The difference between a guarantee and an indemnity
Guarantees and indemnities are both long established legal concepts. There are important distinctions between them. This article explains the difference between these two terms with some useful example to provide you a clear idea of which one to use.
Guarantees and indemnities are both long established legal concepts. There are important distinctions between them.
For example a guarantor says: “if he does not pay you, I will”.
An indemnifier says: “I understand that this deal with me may cause you to lose money. If you do, I will make it up to you.”
A guarantee is usually a simple promise to pay if someone else fails in any of a range of obligations. An indemnity may be subject to all sorts of conditions.
Section 4 of the venerable Statute of Frauds Act 1677 requires guarantees to be in writing if they are to be enforceable. There is no such requirement in the case of an indemnity, although of course written agreement is always best as a matter of practice and for proof.
The liability of the guarantor is no more nor less than the liability of the person whose obligations he is guaranteeing. The document will be interpreted as a guarantee if the obligations of the guarantor are to “stand behind” the principal debtor and only become effective once that debtor has failed in his obligations. That makes a guarantee into a sort of long stop.
An indemnity however, provides for the liability of the indemnifier to run with any loss by the person he indemnifies. So there is no need to “look first” to anyone else to make good a debt or obligation. In essence it is an agreement that the indemnifier will make sure the person he indemnifies does not lose money on the deal in question.
Use a guarantee where one party is under specific obligations to another. The most common use is in a commercial lease or residential tenancy agreement.
If you are a guarantor, make sure that anything you are asked to guarantee is actually within your power. For example, in a residential tenancy agreement, guaranteeing the rent may be acceptable, but avoid guaranteeing “the obligations of the tenant” or similar breach. If you do, you may be stuck with obligations you never considered, like making good to the structure after a raucous party or redecorating if the tenant fails to do so. If possible, limit your guarantee to specific financial obligations, like payment of the rent. Then you know what you are in for.
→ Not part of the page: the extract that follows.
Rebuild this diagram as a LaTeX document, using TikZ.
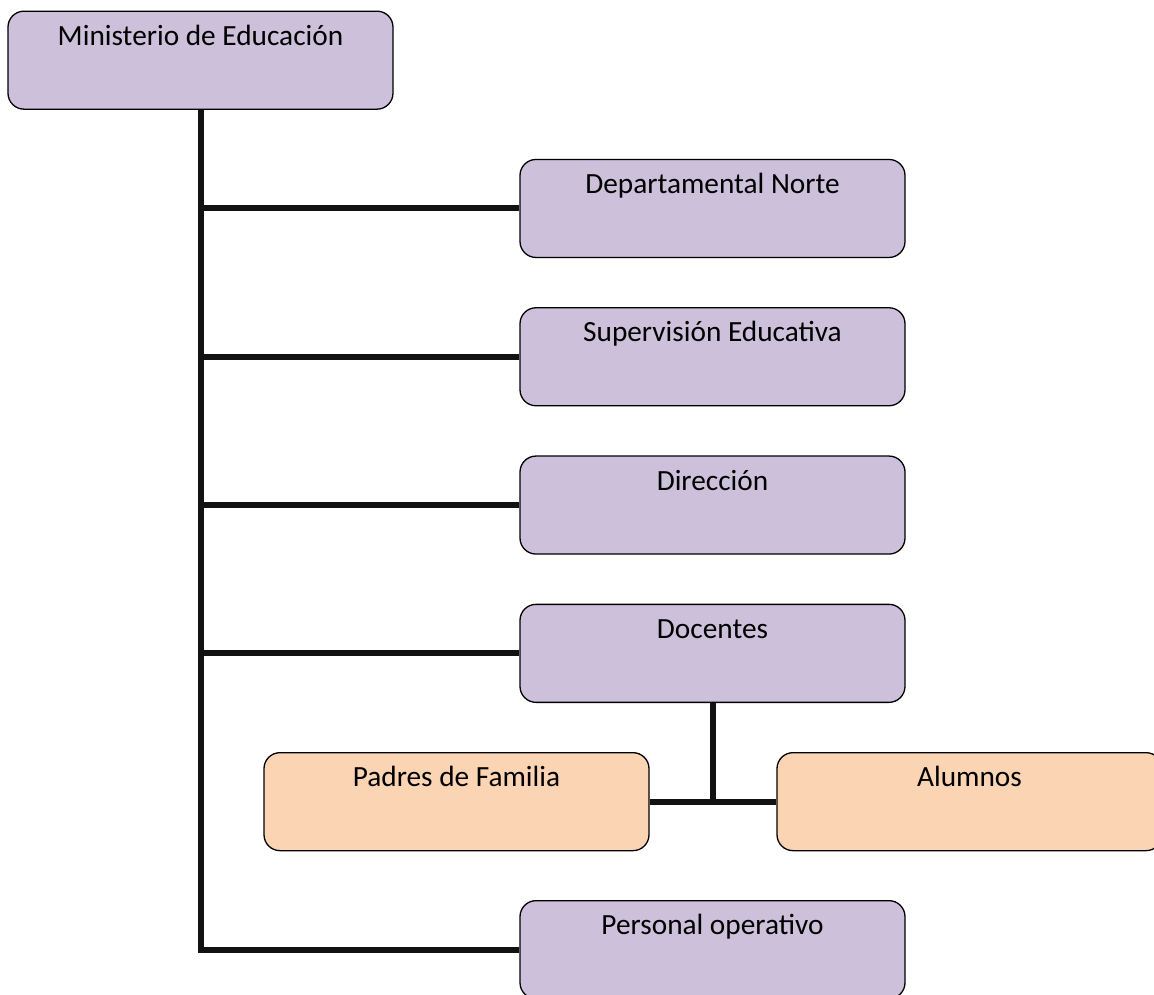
\documentclass[tikz,border=0pt]{standalone}
\usepackage{fontspec}
\setmainfont{Carlito}
\usetikzlibrary{positioning}
\definecolor{lila}{HTML}{CCC0DA}
\definecolor{durazno}{HTML}{FBD4B4}

\begin{document}
\begin{tikzpicture}[x=1pt,y=1pt,node distance=50pt,
    box/.style={draw,line width=1.3pt,rounded corners=16pt,fill=lila,inner sep=0pt,
        minimum width=385pt,text height=34pt,text depth=64pt,
        font=\fontsize{29.3}{35}\selectfont},
    hijo/.style={box,fill=durazno},
    rama/.style={line width=6pt,draw=black!93}]

            \useasboundingbox (0,0) rectangle (1154,-994);

            \node[box, anchor=north] (min) at (200.5,-10.5) {Ministerio de Educación};
            \node[box] (dep) [below=49pt of min, xshift=512pt] {Departamental Norte};
            \node[box] (sup) [below=49pt of dep] {Supervisión Educativa};
            \node[box] (dir) [below=49pt of sup] {Dirección};
            \node[box] (doc) [below=49pt of dir] {Docentes};
            \node[hijo] (pad) [below=49pt of doc, xshift=-256pt] {Padres de Familia};
            \node[hijo] (alu) [below=49pt of doc, xshift=257pt] {Alumnos};
            \node[box] (per) [below=197pt of doc] {Personal operativo};

            \draw[rama] (min.south) |- (per.west);
            \draw[rama] (min.south |- dep.west) to (dep.west);
            \draw[rama] (min.south |- sup.west) to (sup.west);
            \draw[rama] (min.south |- dir.west) to (dir.west);
            \draw[rama] (min.south |- doc.west) to (doc.west);
            \draw[rama] (pad.east) to (alu.west);
            \draw[rama] (doc.south) to (doc.south |- pad.east);
            % las cajas encima de las lineas
\end{tikzpicture}
\end{document}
An indemnity is most likely to be required as part of a business deal. The critical factor here is the relative strength of the negotiating hand of the parties. The requirement for an indemnity may be perfectly reasonable. For example, many terms and conditions documents for Internet use provide for the user to indemnify the site owner. That is reasonable. If I allow you to use my website and you post a libellous comment, the person libelled might sue me. That would be unfair. So I make sure you indemnify me against not only what I might have to pay him, but all my legal costs too.
Most indemnities cover situations like the example above, where one party is simply making sure that he does not have to pay for some failing or stupidity of the other.
An indemnity can also be mutual, where each party to a contract agrees to indemnify the other for any failing of his. Partnership agreements sometimes work like this. In law a partner is liable for partnership debts down to his last penny, so he wants his partners to look after his interests as they would their own. But if a partner acts stupidly, it is right that he makes good any loss to the other partners, no matter how great. That applies to all the partners, so the indemnity is mutual.
It is not always obvious whether a clause or agreement is a guarantee or an indemnity. Here is an interesting recent case which actually relied on the Statute of Frauds - an act now nearly 350 years old.
In the Court of Appeal case of Pitts and Others v Jones, the appellants (who brought the claim) were minority shareholders in a company of which Jones was managing director and majority shareholder.
Jones had negotiated the sale of the company to a purchaser who had agreed to buy the shares of the minority at the same price. But when the day came for completion of the sale, Pits and the others were horrified to hear that their shares would be purchased only after a delay of six months.
Of course they were aware that the buyer might go bust. After all, if he did not have the money now, how could they be sure he would have it in six months’ time. So they obtained a verbal agreement from Jones that if the buyer failed to come good, he, Jones, would give them the money out of his share. So they had a verbal contract, witnessed by all of them.
The buyer did subsequently become insolvent and could not pay for the minority shareholders’ shares, so they sued Jones under his verbal agreement to indemnify them.
The Court of Appeal found that, while all the other necessary elements of a legally binding contract were present (offer, acceptance, consideration and the intention to create legal relations), the undertaking given to the minority shareholders was unenforceable since it was a guarantee and was not in writing. It fell foul of the Statute of Frauds.
The minority shareholders lost the value of their shares and were left with no recourse. Had Jones promise been different in any way, we have no idea whether that difference would have affected their Lordships’ judgment. But the case does show that the “deal” must have been a guarantee and not an indemnity because the base contract to sell the shares was a contract with the buyer and not with Jones. So he must have been a guarantor and not an indemnifier.